Wednesday, September 15, 2010

Chewed Oak Leaves

When I first saw these leaves, I thought they had been hard hit by some herbivorous insects. Closer examination made me think the leaves may have been distorted by some infection or weather related phenomenon. The margins of the leaf appear to be healthy. Could the leaves have been eaten at an early developmental stage and then healed as they matured?

The leaves belong to a small oak on the edge of one of the prairie openings. Not all of the leaves are like those above, but I couldn’t find a single leaf on the tree that hadn’t been damaged in some way. Being on the edge of two different habitat types increases the range of insect species that might come into contact with and find edible, this little oak.

Some leaf clusters suffered just minor damage. This tree bears all of the indicators of being Quercus bushii, a hybrid between the Blackjack Oak, Quercus marilandica and the Black Oak, Quercus velutina. Perhaps, instead of hybrid vigor, this individual received enhanced taste as a result of the cross.

The feeding pattern on this leaf makes me more certain that the damage to the first leaf was indeed feeding damage. Until a better theory comes along, I’m going to say that the feeding was done on young leaves and the leaves partially healed as they grew.

I wish I could have seen this tree early in the year, but it’s impossible for me to get around and see everything in all seasons. I’ve noticed that the majority of things I notice while I’m walking are within ten feet of me. I’ve walked through this particular prairie opening many times this year, but if I was more than ten feet from the tree, I probably wouldn’t have noticed anything peculiar about the leaf shape. This is another one of those things that I’ll put on my list to watch out for next year. Maybe I’ll find the answer then.

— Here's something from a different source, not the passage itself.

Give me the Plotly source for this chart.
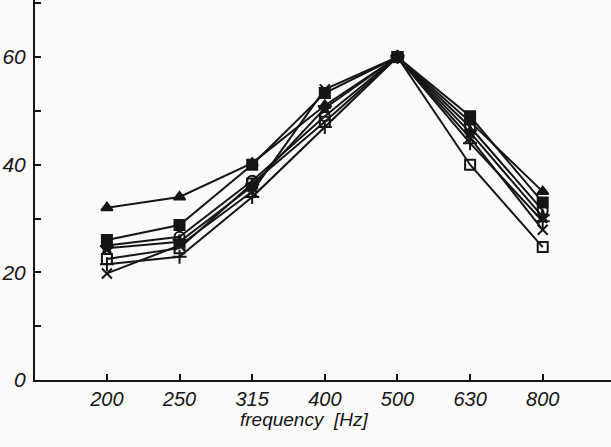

  1. Hi Steve ..It does appear to be damage from insects but early on enough so it has been able to repair itself but caused a stunting of the leafs !!
    There again who am I to know!! : }
    I know this spring that late season freeze damaged
    the large oak trees here!! The new leaves where just unfurling when they froze and those turned brown and sure looked funny until more where sent forth!!
    Steve I know you must be busy, but I would like your take on my last post about the pond!!

  2. grammie g - Freeze damage could produce the same effect. If other trees had shown the same thing, I might have gone with frost as my first choice of cause.